This post was initially a thread on Twitter.
In the last 65 days, Bombas has sent me 24 emails. 23/24 were 100% product or sales based.
That’s roughly one PRODUCT email every 2.5 days for the last 2 months.
I opened 3/24 (mass opened all today for image) and clicked on 1/24.
This is dangerous.
Email marketing is a commodity for DTC brands.

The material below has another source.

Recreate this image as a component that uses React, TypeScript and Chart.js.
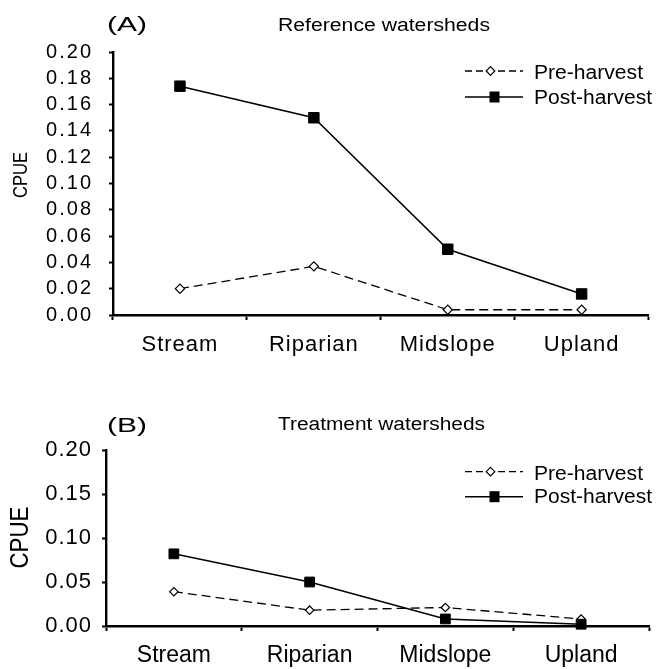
import React, { useEffect, useRef } from "react";
import { Chart, registerables } from "chart.js";

Chart.register(...registerables);

// ---- data ----
const categories = ["Stream", "Riparian", "Midslope", "Upland"];
const seriesNames = ["Pre-harvest", "Post-harvest"];
const referencePre = [0.02, 0.037, 0.004, 0.004];
const referencePost = [0.174, 0.15, 0.05, 0.016];
const treatmentPre = [0.039, 0.018, 0.021, 0.008];
const treatmentPost = [0.082, 0.05, 0.008, 0.002];
const referenceTickStep = 0.02;
const treatmentTickStep = 0.05;
const yMax = 0.2;
const yAxisTitle = "CPUE";

const FONT = "'Liberation Sans', Arial, Helvetica, sans-serif";

type PanelSpec = {
  label: string;
  title: string;
  pre: number[];
  post: number[];
  step: number;
  W: number;
  H: number;
  area: { left: number; right: number; top: number; bottom: number };
  yFont: number;
  ySpacing: number;
  yPad: number;
  xFont: number;
  xSpacing: number;
  xPad: number;
  sq: number;
  dia: number;
  labelPos: { x: number; y: number; w: number; size: number };
  titlePos: { x: number; y: number; w: number; size: number };
  legend: { lineY: number[]; textY: number[]; size: number };
  cpue: { x: number; y: number; len: number; size: number };
};

function fitText(
  ctx: CanvasRenderingContext2D,
  text: string,
  x: number,
  y: number,
  size: number,
  width: number,
  align: CanvasTextAlign,
  rotate = false
) {
  ctx.save();
  (ctx as any).letterSpacing = "0px";
  ctx.font = `${size}px ${FONT}`;
  const w = ctx.measureText(text).width;
  ctx.translate(x, y);
  if (rotate) ctx.rotate(-Math.PI / 2);
  ctx.scale(width / w, 1);
  ctx.textAlign = align;
  ctx.textBaseline = "alphabetic";
  ctx.fillStyle = "#000";
  ctx.fillText(text, 0, 0);
  ctx.restore();
}

function drawDiamond(ctx: CanvasRenderingContext2D, x: number, y: number, r: number) {
  ctx.save();
  ctx.setLineDash([]);
  ctx.beginPath();
  ctx.moveTo(x, y - r);
  ctx.lineTo(x + r, y);
  ctx.lineTo(x, y + r);
  ctx.lineTo(x - r, y);
  ctx.closePath();
  ctx.fillStyle = "#fff";
  ctx.fill();
  ctx.lineWidth = 1.2;
  ctx.strokeStyle = "#000";
  ctx.stroke();
  ctx.restore();
}

function makePlugin(p: PanelSpec) {
  return {
    id: "panelDeco",
    beforeDraw(chart: any) {
      chart.ctx.letterSpacing = `${p.ySpacing}px`;
    },
    afterDatasetsDraw(chart: any) {
      chart.ctx.letterSpacing = `${p.xSpacing}px`;
    },
    afterDraw(chart: any) {
      const ctx: CanvasRenderingContext2D = chart.ctx;
      (ctx as any).letterSpacing = "0px";
      fitText(ctx, p.label, p.labelPos.x, p.labelPos.y, p.labelPos.size, p.labelPos.w, "left");
      fitText(ctx, p.title, p.titlePos.x, p.titlePos.y, p.titlePos.size, p.titlePos.w, "left");
      fitText(ctx, yAxisTitle, p.cpue.x, p.cpue.y, p.cpue.size, p.cpue.len, "center", true);

      // legend
      const x0 = 465;
      const x1 = 523;
      const mx = 494.5;
      ctx.save();
      ctx.strokeStyle = "#000";
      ctx.lineWidth = 1.3;
      ctx.setLineDash([7, 4]);
      ctx.beginPath();
      ctx.moveTo(x0, p.legend.lineY[0]);
      ctx.lineTo(x1, p.legend.lineY[0]);
      ctx.stroke();
      ctx.restore();
      drawDiamond(ctx, mx - 4, p.legend.lineY[0], 4.3);
      ctx.save();
      ctx.strokeStyle = "#000";
      ctx.lineWidth = 1.5;
      ctx.setLineDash([]);
      ctx.beginPath();
      ctx.moveTo(x0, p.legend.lineY[1]);
      ctx.lineTo(x1, p.legend.lineY[1]);
      ctx.stroke();
      ctx.fillStyle = "#000";
      ctx.fillRect(mx - 5, p.legend.lineY[1] - 5.5, 10, 11);
      ctx.restore();
      fitText(ctx, seriesNames[0], 534, p.legend.textY[0], p.legend.size, 109, "left");
      fitText(ctx, seriesNames[1], 534, p.legend.textY[1], p.legend.size, 118, "left");
    },
  };
}

function Panel({ p, top }: { p: PanelSpec; top: number }) {
  const ref = useRef<HTMLCanvasElement | null>(null);
  useEffect(() => {
    if (!ref.current) return;
    const chart = new Chart(ref.current, {
      type: "line",
      data: {
        labels: categories,
        datasets: [
          {
            label: seriesNames[0],
            data: p.pre,
            borderColor: "#000",
            borderWidth: 1.3,
            borderDash: [9, 5],
            pointStyle: "rectRot",
            pointRadius: p.dia,
            pointBackgroundColor: "#fff",
            pointBorderColor: "#000",
            pointBorderWidth: 1.2,
            fill: false,
            tension: 0,
            clip: false,
            order: 2,
          } as any,
          {
            label: seriesNames[1],
            data: p.post,
            borderColor: "#000",
            borderWidth: 1.5,
            pointStyle: "rect",
            pointRadius: p.sq,
            pointBackgroundColor: "#000",
            pointBorderColor: "#000",
            pointBorderWidth: 1,
            fill: false,
            tension: 0,
            clip: false,
            order: 1,
          } as any,
        ],
      },
      options: {
        animation: false,
        responsive: false,
        devicePixelRatio: 1,
        events: [],
        layout: {
          padding: {
            left: 0,
            top: p.area.top,
            right: p.W - p.area.right,
            bottom: 0,
          },
        },
        plugins: {
          legend: { display: false },
          title: { display: false },
          tooltip: { enabled: false },
        },
        scales: {
          x: {
            type: "category",
            offset: true,
            grid: {
              display: true,
              drawOnChartArea: false,
              drawTicks: true,
              tickLength: 5,
              tickWidth: 2,
              tickColor: "#000",
              color: "#000",
              offset: true,
            },
            border: { display: true, color: "#000", width: 2.6 },
            ticks: {
              z: 1,
              color: "#000",
              font: { family: FONT, size: p.xFont },
              padding: p.xPad,
              autoSkip: false,
              maxRotation: 0,
              minRotation: 0,
            },
            afterFit: (s: any) => {
              s.height = p.H - p.area.bottom;
            },
          },
          y: {
            type: "linear",
            min: 0,
            max: yMax,
            grid: {
              display: true,
              drawOnChartArea: false,
              drawTicks: true,
              tickLength: 4,
              tickWidth: 2,
              tickColor: "#000",
              color: "#000",
            },
            border: { display: true, color: "#000", width: 2.4 },
            ticks: {
              stepSize: p.step,
              autoSkip: false,
              color: "#000",
              font: { family: FONT, size: p.yFont },
              padding: p.yPad,
              callback: (v: any) => Number(v).toFixed(2),
            },
            afterFit: (s: any) => {
              s.width = p.area.left;
            },
          },
        },
      } as any,
      plugins: [makePlugin(p) as any],
    });
    return () => chart.destroy();
  }, [p]);
  return (
    <canvas
      ref={ref}
      width={p.W}
      height={p.H}
      style={{ position: "absolute", left: 0, top, width: p.W, height: p.H, display: "block" }}
    />
  );
}

const panelA: PanelSpec = {
  label: "(A)",
  title: "Reference watersheds",
  pre: referencePre,
  post: referencePost,
  step: referenceTickStep,
  W: 657,
  H: 372,
  area: { left: 113, right: 649, top: 52, bottom: 315 },
  yFont: 20,
  ySpacing: 2,
  yPad: 16,
  xFont: 22,
  xSpacing: 1,
  xPad: 12,
  sq: 7.4,
  dia: 4.6,
  labelPos: { x: 107, y: 31, w: 40, size: 20 },
  titlePos: { x: 278, y: 31, w: 212, size: 18 },
  legend: { lineY: [71, 97], textY: [79, 104], size: 20 },
  cpue: { x: 27, y: 175, len: 46, size: 21 },
};

const panelB: PanelSpec = {
  label: "(B)",
  title: "Treatment watersheds",
  pre: treatmentPre,
  post: treatmentPost,
  step: treatmentTickStep,
  W: 657,
  H: 289,
  area: { left: 106, right: 649, top: 70, bottom: 246 },
  yFont: 22,
  ySpacing: 1,
  yPad: 10,
  xFont: 23,
  xSpacing: 0,
  xPad: 11,
  sq: 6.9,
  dia: 4.2,
  labelPos: { x: 107, y: 51.5, w: 40, size: 20 },
  titlePos: { x: 278, y: 50, w: 207, size: 18 },
  legend: { lineY: [91.7, 116.7], textY: [100, 123], size: 20 },
  cpue: { x: 28, y: 157.5, len: 62, size: 25 },
};

export default function App() {
  return (
    <div
      style={{
        position: "absolute",
        left: 0,
        top: 0,
        width: 657,
        height: 669,
        background: "#fff",
        overflow: "hidden",
      }}
    >
      <Panel p={panelA} top={0} />
      <Panel p={panelB} top={380} />
    </div>
  );
}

As a solid benchmark: about 30% of DTC brands revenue should be coming from email marketing.
If you’re running $10 mil a year in revenue and email is driving 30% (or has the potential to drive 30% of your revenue), that’a $3 million asset.

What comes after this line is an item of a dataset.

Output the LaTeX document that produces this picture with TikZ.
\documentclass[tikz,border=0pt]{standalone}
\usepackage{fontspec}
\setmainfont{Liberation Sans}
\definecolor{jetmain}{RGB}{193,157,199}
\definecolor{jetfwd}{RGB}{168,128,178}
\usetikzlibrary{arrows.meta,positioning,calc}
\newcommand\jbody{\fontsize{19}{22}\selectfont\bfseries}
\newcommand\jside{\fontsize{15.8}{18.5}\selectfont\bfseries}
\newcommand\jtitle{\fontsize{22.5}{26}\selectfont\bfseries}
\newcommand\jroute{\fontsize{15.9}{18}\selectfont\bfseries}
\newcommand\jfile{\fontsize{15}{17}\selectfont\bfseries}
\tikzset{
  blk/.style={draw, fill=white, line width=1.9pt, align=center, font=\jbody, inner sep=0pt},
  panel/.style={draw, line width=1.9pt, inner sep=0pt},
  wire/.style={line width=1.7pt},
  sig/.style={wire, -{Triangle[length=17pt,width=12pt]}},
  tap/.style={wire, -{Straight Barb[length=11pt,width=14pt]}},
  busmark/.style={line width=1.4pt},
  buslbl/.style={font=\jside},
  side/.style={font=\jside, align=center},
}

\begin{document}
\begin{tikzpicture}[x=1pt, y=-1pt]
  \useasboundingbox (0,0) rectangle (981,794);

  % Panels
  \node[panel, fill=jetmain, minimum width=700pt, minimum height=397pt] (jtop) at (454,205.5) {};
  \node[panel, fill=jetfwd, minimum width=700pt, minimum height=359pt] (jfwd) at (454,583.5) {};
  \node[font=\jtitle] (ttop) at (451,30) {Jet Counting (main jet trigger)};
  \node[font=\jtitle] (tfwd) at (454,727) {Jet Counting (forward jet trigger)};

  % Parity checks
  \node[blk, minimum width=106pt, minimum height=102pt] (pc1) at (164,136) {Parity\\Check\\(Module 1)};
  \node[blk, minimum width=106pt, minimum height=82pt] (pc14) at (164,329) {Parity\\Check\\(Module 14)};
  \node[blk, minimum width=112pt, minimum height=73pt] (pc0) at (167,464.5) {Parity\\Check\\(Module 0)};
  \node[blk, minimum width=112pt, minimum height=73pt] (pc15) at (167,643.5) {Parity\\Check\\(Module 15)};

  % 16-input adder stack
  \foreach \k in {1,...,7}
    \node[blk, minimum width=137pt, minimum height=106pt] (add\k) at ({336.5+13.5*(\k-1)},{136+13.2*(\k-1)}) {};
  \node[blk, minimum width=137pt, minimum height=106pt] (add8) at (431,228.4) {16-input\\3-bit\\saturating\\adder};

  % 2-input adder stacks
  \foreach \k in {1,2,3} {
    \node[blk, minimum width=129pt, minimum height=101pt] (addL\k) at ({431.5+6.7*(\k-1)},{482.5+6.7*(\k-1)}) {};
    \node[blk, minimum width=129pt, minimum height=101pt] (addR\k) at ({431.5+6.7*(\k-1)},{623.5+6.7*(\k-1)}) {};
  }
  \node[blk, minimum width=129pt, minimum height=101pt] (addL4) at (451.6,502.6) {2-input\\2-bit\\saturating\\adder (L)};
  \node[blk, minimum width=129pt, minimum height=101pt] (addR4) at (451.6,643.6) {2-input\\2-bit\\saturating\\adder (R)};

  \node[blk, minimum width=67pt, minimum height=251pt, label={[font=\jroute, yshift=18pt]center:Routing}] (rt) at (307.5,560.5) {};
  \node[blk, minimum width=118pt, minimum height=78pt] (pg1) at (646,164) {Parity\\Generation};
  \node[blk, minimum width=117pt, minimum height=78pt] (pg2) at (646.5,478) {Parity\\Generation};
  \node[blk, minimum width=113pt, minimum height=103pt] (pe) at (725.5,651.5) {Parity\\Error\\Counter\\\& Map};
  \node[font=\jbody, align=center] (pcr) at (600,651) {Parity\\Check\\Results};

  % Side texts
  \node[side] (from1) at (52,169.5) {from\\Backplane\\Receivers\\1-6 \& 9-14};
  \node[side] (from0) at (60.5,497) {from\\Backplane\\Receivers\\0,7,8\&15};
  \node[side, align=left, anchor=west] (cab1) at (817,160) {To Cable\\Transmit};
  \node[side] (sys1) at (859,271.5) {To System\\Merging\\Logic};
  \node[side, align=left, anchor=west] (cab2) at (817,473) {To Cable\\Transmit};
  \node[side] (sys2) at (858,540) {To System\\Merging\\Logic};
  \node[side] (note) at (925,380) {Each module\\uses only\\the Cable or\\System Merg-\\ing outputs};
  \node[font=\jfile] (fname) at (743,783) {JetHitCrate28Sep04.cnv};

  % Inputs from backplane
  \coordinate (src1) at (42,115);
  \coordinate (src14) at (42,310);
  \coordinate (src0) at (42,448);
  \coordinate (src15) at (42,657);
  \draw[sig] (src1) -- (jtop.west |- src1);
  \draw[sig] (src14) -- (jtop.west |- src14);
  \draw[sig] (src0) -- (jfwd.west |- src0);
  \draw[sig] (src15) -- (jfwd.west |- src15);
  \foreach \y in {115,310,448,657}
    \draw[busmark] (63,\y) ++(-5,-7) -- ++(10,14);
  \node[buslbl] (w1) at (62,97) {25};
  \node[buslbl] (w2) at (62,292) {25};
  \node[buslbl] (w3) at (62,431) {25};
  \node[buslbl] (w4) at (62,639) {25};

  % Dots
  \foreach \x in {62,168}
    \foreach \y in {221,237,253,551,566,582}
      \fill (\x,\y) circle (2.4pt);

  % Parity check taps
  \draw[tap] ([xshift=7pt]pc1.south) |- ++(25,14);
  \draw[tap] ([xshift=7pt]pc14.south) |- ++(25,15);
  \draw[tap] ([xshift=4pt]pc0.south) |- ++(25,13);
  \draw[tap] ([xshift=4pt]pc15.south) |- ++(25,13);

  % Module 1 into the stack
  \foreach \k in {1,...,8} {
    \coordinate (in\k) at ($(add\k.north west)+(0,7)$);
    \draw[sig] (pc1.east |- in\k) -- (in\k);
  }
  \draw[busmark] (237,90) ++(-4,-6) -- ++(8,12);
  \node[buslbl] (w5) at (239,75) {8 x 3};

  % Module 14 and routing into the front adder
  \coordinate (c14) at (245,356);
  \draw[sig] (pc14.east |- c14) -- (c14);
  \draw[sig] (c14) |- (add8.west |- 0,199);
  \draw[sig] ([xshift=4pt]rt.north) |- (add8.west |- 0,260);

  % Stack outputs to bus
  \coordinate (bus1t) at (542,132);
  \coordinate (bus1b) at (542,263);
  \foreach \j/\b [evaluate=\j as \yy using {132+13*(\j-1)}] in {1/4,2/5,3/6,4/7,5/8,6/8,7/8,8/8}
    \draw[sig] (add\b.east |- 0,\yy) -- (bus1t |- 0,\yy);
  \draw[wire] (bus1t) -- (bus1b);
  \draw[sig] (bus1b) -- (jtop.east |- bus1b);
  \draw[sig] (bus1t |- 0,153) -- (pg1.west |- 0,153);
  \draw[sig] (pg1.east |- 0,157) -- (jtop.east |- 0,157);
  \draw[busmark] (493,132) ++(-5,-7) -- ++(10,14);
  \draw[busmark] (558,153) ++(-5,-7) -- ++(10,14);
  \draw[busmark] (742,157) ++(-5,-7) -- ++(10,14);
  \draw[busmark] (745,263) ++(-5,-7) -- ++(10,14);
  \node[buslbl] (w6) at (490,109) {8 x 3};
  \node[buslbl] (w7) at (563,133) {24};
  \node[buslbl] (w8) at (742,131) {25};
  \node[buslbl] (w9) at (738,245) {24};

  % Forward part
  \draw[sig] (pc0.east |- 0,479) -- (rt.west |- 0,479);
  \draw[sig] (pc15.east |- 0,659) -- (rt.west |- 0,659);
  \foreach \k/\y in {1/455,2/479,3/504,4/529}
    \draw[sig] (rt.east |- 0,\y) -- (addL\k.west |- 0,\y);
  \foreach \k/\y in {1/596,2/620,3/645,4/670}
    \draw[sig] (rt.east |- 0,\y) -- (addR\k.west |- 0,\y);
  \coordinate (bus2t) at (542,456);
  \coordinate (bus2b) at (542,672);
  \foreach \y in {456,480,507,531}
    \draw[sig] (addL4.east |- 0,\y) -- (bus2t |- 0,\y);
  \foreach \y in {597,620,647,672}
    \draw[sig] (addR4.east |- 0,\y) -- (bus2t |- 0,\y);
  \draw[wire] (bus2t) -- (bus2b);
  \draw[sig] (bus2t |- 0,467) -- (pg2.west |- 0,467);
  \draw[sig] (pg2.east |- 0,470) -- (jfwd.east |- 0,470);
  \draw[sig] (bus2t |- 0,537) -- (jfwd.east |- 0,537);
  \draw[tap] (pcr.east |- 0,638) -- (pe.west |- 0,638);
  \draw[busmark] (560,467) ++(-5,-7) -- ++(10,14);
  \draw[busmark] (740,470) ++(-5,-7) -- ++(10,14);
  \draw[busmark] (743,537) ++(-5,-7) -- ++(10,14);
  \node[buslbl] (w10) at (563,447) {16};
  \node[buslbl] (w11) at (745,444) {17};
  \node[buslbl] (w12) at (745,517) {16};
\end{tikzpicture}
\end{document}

It needs to be treated as such.
First stop: Protect your list, focus on engagement.
The amount you email a person should be very contingent on how engaged they are with your brand (and your previous emails).
AKA- with an open rate of under 15% and only a SINGLE click over the last 65 days, Bombas should have scaled back their frequency.
Here’s the problem: A lot of brands are sending 1 or 2 email blasts per week, with no real understanding of how the people within that list are engaging with them.
If someone hasn’t been engaging with your emails or your brand, and you’re *still* sending them 1-2 emails/week for the last 30, 60,90 days, now you’re just spamming them.
You’ve killed any brand equity that customer may have had with you 60 days ago (in this case).
The solution to this is one many marketers may not like. When we’re held to consistent metric reporting, the idea of scaling back sounds terrifying.
But this is the beauty of engagement segmentation.
If someone HASN’T engaged with you for a while, send fewer emails, instead of more.
If someone hasn’t engaged with a PRODUCT email, but has clicked on a CONTENT-PIECE, add them to a better, slow-nurture flow.
Let’s look at two scenarios for a brand who just received an email (3-month test):
- Send two emails a week for 90 days.
- Send 1-2 emails a month w/ deep content.
For scenario 1:
I’d be out at day 30, but for the purpose of the exercise Let’s pretend someone stayed for the full 90 days.
3 months of this and most people would go “unsubscribe, I’m out” And that’s that. Your $$ asset (email marketing) just COMPLETELY severed a customer relationship- for no reason.
For scenario 2:
Most customers are going to open that first email, because they still *like* you as a brand. Then, because you’ve trained them to expect GREAT quality, they’re going to open the next one…. And the next one… and now your indispensable asset (email marketing) has just automatically created high brand affinity AND high chance of purchase.
Here’s the ticker: By using engagement analytics to personalize journeys, you actually increase engagement with your list, even if it means decreasing email sends.
Think: If someone hasn’t engaged with you for a while, they’re a high-risk. So instead of amping up, you back off email sends, and create highly targeted flows based on their previous actions.
Slowly, you build up email trust, getting them to open, engage, read your content, and ultimately getting them to start walking that customer journey with you again.
Engagement doesn’t always mean more communication. It’s not just to send more and more, it’s to send better content, at the right time, that people actually WANT to engage with.
DTC brands email lists are an incredible asset. So ask yourself, how do we make sure we protect it?
Email should be driving somewhere around 30% of your revenue. As you continue to scale, that is going to turn into a multi million dollar asset. So you must protect it NOW.
- Focus on engagement.
- Personalize the experiences.
- Protect the relationships that are being built through this channel, so you don’t lose potential customers for good.
On that note, I’m sorry Bombas. But this relationship has come to an end.